İsim cümlesinde yer alan ism-i fail, çoğunlukla sübut ve süreklilik anlamı ifade eder. Fiil cümlesinde yer alan ism-i fail ise hudûs ve yenilenme anlamı ifade eder. İsm-i fail, isim cümlesi bağlamında kullanılıp başında tekid lâmı (lâm-ı muzahlaka) bulunursa, bu durum sübut manasını artırır. (Muhammed Rızk, Dr. Öğr. Üyesi, Hitit Üniversitesi, İlahiyat Fakültesi, Arap Dili ve Belâgati Anabilim Dalı, Kur’an-ı Kerim’de İsm-i Failin İfade Göstergesi (Manaya Delaleti, Hitit Üniversitesi İlahiyat Fakültesi Dergisi, (Haziran/June 2020, 19/1: 405-426)
حَص۪يداً ’deki tenkir, nev ve teksir ifade eder.
جَعَلْنَاهُمْ حَص۪يداً خَامِد۪ينَ ibaresinde istiare vardır. Müstear toplanmış ekin lafzıdır. Müstearun minh ekindir. Müstearun leh azap edilenlerdir. Her ikisi de mahsustur. Câmi’ ise helak olmaktır ki aklîdir. (Fatma Serap Karamollaoğlu, Kuran Işığında Belâgat Dersleri Beyân İlmi)
Bu ayeti teşbih olarak da değerlendiren alimlerimiz vardır. Bu durumda da teşbih-i cem’ söz konusudur. (Safvetü't Tefasir, Fatma Serap Karamollaoğlu, Kuran Işığında Belâgat Dersleri Beyân İlmi)
Bu sözleri niçin دَعْوٰي (dua-çağrı) diye adlandırılmıştır? Çünkü onlar, kendileri aleyhine وَيْلَ ’i çağırmış ve يَا وَيْلَنَٓا demişlerdir ki bu, “Ey veyl gel, işte bu senin vaktindir.” demektir. تِلْكَ, ya isim ya haber olarak merfû veya mansubdur. دَعْوٰيهُمْ kelimesi de böyledir. Müfessirler şöyle demişlerdir: “Bu kâfirler, bunu hep söyleyip durmuşlardır ama bu onlara fayda vermemiştir. Nitekim Cenab-ı Hakk, [Fakat hışmımızı gördükleri zaman, imanları fayda verecek değil. (Mümin Suresi, 85)] buyurmuştur. (Fahreddin er-Râzî)

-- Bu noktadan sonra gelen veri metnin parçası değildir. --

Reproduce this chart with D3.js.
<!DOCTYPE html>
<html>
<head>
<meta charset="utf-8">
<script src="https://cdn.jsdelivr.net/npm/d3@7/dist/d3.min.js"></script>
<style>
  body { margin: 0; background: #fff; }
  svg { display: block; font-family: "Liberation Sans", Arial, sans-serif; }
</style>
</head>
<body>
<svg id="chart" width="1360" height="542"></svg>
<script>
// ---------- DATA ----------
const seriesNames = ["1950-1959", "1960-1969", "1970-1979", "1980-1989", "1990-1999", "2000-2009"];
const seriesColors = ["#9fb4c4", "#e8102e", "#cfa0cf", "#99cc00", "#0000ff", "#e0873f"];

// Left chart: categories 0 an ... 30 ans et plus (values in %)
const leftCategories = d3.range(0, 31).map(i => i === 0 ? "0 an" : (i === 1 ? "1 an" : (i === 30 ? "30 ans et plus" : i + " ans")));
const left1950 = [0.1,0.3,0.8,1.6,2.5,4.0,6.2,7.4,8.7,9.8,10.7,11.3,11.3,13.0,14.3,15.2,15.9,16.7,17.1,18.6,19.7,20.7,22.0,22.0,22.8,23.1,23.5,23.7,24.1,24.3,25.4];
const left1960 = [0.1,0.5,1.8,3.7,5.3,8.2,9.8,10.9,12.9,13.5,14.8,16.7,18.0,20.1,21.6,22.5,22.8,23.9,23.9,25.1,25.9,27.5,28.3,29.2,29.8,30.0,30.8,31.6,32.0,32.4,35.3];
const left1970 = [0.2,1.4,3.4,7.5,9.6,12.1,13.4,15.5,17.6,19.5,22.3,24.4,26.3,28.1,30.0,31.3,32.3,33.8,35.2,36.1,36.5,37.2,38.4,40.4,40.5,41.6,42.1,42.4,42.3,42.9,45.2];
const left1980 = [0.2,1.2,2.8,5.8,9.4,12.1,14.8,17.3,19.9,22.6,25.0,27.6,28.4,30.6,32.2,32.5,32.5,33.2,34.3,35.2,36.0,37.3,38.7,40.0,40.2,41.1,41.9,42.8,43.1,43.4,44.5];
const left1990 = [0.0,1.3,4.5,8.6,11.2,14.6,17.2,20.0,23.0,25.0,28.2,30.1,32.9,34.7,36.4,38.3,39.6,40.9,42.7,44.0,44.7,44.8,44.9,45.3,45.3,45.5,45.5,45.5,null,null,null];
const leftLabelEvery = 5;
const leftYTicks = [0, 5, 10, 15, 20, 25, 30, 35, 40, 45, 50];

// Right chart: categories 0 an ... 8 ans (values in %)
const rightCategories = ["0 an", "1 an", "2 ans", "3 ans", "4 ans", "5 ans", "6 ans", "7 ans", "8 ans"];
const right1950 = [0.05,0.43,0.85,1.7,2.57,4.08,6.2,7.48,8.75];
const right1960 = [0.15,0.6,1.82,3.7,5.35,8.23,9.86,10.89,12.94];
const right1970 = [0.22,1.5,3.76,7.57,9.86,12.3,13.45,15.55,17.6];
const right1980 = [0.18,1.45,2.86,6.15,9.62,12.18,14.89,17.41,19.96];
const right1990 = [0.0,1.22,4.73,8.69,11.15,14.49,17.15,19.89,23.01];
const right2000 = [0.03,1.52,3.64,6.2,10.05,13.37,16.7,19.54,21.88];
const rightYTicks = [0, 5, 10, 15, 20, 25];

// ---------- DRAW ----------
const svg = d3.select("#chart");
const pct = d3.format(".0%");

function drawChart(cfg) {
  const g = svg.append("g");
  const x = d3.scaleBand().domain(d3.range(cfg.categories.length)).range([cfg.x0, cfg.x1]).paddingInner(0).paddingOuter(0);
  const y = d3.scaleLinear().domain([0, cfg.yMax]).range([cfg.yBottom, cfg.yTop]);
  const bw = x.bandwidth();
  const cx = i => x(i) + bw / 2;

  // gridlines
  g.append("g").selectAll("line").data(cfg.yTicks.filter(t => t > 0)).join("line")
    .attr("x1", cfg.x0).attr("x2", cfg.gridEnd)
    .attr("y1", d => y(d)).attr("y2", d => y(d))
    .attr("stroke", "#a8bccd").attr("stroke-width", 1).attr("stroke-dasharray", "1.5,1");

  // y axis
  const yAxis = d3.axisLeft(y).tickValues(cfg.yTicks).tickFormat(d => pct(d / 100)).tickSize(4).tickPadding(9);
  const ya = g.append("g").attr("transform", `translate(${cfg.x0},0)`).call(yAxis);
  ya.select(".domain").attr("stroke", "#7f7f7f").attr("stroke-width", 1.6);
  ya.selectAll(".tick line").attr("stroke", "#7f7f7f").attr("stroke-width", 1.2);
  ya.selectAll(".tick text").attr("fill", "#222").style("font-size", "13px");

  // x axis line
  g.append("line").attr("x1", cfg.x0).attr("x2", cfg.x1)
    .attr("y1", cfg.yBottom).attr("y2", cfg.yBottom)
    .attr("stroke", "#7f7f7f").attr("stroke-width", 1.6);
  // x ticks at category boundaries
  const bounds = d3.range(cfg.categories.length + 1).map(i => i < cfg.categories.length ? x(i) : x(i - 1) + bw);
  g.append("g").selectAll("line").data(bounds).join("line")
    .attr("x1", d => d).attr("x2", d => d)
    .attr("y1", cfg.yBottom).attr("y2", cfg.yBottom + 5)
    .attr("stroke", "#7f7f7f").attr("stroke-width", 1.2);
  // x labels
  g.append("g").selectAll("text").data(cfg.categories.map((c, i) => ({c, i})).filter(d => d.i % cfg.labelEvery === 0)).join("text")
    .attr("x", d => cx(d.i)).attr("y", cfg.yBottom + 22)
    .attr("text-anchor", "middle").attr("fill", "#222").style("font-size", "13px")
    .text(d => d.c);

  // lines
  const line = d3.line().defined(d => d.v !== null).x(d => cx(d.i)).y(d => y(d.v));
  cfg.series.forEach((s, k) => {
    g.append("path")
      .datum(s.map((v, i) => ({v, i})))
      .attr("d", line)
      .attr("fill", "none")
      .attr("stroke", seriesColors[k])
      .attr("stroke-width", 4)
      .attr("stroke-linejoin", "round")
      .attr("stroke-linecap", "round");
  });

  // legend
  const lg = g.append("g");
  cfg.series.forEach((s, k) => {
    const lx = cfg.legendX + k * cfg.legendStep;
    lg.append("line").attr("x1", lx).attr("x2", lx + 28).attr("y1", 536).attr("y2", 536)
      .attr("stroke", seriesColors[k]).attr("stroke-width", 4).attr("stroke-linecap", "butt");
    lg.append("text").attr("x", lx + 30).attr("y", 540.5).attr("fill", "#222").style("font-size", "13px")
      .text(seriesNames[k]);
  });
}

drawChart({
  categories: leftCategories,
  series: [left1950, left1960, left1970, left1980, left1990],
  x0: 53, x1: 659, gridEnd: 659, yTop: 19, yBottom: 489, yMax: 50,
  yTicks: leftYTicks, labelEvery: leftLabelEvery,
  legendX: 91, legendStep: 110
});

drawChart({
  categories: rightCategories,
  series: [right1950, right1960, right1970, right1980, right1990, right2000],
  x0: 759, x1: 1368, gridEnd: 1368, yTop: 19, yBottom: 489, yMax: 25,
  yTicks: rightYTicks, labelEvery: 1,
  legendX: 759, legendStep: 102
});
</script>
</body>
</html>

Onların pişmanlık dolu sözlerini Allah Teâlâ'nın dualar olarak isimlendirmesi, onların ne kadar zelil ve zor durumda olduklarının işaretidir. Kasıtlı olarak seçilen bu kelime, ayetin anlamıyla kelimeler arasındaki uyum olan mürâât-ı nazîr sanatının güzel bir örneğidir.